#### Dataset records
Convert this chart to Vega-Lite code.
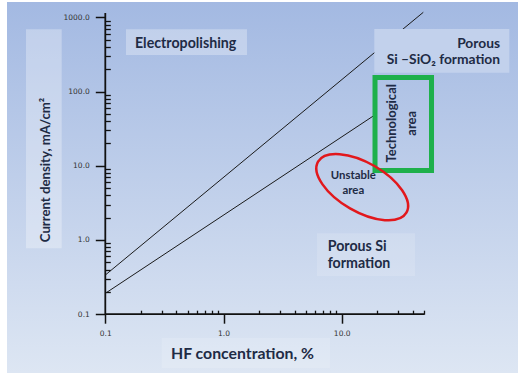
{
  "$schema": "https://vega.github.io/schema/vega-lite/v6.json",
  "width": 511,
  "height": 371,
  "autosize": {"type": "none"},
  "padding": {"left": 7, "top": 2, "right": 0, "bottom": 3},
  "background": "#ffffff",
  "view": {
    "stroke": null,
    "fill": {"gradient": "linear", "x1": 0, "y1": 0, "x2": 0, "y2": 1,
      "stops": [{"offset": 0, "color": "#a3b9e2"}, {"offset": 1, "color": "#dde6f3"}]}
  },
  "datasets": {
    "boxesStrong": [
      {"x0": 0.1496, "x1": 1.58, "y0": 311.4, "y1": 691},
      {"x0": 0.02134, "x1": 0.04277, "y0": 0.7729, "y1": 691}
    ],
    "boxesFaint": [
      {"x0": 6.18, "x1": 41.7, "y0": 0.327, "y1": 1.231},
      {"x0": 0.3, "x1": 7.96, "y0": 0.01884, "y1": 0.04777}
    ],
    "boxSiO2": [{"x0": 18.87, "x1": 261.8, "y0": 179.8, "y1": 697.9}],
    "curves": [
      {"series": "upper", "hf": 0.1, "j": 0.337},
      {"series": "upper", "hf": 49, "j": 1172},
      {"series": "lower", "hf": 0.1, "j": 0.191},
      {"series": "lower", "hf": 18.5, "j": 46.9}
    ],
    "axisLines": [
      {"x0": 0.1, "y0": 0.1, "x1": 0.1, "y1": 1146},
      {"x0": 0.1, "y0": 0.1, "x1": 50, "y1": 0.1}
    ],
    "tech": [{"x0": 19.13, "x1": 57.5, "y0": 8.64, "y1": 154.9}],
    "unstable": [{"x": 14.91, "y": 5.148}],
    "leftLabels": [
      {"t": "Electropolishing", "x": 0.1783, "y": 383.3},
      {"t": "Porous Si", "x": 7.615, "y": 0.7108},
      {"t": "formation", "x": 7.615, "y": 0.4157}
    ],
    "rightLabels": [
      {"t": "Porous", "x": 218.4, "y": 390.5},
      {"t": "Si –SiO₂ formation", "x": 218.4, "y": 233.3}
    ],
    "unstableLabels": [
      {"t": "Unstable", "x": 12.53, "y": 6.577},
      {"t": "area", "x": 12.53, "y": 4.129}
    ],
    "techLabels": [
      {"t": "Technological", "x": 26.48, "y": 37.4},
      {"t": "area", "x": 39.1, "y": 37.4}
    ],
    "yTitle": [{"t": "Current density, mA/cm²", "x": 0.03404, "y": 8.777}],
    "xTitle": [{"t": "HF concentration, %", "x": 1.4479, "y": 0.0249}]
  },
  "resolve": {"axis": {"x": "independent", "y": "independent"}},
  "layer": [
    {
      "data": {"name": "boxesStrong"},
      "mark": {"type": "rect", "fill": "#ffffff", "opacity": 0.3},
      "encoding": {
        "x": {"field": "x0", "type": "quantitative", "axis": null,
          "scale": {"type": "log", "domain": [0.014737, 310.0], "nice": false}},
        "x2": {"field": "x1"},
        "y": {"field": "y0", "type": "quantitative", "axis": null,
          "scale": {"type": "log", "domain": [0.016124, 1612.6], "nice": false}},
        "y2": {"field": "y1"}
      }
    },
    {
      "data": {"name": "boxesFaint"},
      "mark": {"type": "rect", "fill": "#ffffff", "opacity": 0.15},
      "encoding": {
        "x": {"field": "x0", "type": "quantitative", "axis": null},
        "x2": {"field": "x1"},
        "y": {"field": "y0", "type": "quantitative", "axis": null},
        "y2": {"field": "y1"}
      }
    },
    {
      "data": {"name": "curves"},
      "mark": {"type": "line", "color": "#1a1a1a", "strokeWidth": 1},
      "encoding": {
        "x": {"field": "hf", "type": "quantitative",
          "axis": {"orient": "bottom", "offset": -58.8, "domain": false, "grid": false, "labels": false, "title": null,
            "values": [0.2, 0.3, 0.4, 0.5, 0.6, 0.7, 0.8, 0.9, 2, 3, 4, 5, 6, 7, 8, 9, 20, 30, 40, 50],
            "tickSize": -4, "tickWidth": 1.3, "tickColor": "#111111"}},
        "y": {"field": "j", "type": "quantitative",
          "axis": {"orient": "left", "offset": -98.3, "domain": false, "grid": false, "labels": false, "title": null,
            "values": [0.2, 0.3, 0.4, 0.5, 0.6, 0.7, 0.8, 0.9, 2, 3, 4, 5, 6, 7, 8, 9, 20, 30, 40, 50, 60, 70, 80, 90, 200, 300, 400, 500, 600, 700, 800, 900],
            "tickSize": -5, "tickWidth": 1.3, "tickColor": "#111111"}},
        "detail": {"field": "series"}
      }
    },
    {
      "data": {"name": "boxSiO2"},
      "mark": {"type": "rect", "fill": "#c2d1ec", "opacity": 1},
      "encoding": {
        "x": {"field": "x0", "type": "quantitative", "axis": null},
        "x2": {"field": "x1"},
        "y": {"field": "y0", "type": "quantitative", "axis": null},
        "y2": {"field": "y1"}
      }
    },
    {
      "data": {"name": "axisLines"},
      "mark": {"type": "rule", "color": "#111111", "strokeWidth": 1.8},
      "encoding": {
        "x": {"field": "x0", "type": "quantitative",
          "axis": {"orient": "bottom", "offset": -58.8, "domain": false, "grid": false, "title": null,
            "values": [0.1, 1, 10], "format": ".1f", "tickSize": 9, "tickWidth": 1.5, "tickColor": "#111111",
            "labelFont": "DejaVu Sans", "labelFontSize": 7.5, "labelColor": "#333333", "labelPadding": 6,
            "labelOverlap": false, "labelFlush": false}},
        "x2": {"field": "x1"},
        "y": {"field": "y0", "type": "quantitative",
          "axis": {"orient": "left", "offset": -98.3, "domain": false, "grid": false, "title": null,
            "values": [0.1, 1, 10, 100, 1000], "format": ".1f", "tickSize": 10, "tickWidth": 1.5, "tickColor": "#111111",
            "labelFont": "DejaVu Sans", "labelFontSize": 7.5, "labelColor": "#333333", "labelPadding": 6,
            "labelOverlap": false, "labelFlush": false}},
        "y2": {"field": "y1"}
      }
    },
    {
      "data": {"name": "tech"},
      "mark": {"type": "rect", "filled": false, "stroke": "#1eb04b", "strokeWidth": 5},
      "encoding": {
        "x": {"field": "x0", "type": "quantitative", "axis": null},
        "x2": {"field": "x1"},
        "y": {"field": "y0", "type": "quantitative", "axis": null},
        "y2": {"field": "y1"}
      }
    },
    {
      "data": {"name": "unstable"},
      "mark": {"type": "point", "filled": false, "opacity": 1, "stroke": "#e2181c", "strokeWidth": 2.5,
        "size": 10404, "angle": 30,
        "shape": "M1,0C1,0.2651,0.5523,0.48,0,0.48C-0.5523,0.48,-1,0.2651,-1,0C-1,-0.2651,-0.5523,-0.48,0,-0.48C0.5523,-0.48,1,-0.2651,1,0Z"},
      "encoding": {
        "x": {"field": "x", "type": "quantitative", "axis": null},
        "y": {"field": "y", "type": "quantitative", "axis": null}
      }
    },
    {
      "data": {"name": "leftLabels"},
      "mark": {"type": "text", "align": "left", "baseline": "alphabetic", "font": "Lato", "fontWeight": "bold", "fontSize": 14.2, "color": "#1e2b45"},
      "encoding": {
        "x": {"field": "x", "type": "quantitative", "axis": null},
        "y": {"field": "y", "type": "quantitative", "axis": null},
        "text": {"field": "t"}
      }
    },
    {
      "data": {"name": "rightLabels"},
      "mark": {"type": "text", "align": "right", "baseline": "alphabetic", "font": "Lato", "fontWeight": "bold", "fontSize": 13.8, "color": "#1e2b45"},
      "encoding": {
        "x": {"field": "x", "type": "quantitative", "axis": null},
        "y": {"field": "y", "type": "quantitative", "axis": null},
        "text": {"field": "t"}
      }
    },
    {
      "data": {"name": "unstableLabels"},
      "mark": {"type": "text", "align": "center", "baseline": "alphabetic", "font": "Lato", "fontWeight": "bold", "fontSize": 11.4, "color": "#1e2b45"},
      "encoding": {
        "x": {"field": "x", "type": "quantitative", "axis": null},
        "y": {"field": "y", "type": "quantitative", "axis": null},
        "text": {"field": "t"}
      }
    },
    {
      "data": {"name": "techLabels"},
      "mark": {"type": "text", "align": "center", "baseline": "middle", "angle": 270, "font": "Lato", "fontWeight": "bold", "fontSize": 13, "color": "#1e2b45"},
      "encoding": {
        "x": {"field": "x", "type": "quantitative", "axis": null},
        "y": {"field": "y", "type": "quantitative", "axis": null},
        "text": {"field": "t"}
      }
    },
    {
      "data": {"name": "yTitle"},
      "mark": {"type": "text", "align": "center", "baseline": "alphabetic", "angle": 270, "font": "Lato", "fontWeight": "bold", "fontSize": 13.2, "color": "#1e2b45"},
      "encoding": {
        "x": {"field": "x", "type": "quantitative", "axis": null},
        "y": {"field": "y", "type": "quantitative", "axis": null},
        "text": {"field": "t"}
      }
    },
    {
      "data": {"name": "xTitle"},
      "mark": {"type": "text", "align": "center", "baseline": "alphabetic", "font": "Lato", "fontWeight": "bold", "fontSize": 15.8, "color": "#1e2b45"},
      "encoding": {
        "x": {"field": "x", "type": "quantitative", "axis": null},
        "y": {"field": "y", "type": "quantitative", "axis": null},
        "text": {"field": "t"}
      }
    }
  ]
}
########
#### Dataset records
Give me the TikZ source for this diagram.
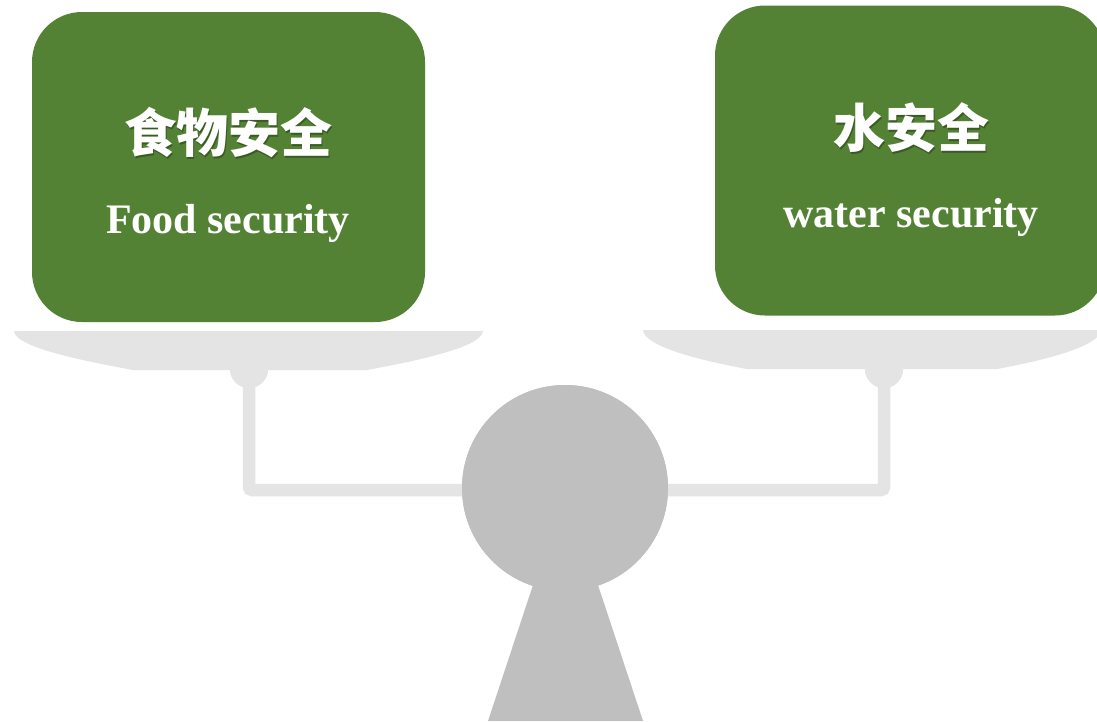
########
#### Dataset records
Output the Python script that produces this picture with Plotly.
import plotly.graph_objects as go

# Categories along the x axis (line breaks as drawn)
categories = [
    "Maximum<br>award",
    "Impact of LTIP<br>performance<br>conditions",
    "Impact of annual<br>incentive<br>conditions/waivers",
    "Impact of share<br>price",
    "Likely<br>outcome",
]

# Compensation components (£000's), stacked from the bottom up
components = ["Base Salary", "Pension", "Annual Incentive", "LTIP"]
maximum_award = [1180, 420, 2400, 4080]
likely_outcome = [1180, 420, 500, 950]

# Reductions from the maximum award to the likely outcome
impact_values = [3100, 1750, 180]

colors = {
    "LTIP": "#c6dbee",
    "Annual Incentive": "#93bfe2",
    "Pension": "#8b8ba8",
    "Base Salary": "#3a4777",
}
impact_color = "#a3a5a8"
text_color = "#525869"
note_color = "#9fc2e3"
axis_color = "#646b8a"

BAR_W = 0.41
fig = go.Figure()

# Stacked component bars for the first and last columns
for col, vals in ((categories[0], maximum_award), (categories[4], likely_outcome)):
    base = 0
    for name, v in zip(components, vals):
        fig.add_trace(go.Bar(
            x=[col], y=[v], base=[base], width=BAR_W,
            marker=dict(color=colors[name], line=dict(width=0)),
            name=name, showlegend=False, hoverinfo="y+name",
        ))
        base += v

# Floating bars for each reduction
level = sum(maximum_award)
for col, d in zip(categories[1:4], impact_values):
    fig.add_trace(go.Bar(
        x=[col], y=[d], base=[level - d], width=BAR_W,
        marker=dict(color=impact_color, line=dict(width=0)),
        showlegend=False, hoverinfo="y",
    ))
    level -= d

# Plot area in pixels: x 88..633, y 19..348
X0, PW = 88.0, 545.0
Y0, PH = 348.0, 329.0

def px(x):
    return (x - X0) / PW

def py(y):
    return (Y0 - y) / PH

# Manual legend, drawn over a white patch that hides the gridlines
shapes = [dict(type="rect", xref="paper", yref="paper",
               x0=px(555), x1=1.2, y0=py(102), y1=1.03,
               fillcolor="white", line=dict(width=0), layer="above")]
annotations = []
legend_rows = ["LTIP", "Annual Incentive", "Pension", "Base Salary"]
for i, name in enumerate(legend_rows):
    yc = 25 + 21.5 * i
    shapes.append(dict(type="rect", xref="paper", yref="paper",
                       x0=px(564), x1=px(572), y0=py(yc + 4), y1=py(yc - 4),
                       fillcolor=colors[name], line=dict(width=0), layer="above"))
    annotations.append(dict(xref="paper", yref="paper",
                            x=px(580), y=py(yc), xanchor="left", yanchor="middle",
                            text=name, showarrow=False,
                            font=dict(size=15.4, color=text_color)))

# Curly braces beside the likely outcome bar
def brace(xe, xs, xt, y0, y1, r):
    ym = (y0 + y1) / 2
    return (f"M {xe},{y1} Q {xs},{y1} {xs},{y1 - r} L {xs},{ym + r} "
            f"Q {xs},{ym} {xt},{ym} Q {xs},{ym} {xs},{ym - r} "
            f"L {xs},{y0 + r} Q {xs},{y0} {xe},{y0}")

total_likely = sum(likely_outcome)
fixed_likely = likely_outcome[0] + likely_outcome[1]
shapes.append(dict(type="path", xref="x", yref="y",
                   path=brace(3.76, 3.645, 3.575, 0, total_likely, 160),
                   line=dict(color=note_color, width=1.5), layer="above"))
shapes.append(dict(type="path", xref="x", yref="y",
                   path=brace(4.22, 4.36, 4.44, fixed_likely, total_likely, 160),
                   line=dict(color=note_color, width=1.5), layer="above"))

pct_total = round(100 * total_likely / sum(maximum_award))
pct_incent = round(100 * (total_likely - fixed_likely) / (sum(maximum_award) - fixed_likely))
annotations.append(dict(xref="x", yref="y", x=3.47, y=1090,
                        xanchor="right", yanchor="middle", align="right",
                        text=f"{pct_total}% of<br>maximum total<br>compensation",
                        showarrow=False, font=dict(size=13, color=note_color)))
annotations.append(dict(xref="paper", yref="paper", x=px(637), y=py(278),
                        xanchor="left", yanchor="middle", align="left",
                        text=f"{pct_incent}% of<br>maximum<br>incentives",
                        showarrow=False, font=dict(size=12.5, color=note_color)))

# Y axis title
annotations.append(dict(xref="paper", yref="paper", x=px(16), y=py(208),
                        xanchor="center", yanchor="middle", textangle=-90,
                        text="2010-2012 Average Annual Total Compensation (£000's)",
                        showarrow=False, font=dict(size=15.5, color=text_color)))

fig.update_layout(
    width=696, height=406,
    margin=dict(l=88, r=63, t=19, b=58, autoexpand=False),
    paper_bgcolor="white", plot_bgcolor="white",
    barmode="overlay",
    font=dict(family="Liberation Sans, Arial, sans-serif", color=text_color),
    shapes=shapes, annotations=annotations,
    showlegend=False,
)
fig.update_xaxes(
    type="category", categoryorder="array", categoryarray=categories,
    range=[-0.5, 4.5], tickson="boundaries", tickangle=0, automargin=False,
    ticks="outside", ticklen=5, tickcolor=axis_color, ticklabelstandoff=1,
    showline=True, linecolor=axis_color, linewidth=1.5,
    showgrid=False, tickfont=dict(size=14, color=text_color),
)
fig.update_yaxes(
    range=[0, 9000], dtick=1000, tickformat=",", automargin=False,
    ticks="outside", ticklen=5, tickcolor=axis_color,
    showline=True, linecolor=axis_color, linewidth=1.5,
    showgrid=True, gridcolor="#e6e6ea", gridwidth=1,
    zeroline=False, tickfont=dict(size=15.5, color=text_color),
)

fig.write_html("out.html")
########
Identify every line where the string "that" appears.

Solution to this exercise
Output the Python script that produces this picture with Plotly.
# Manual legend, drawn over a white patch that hides the gridlines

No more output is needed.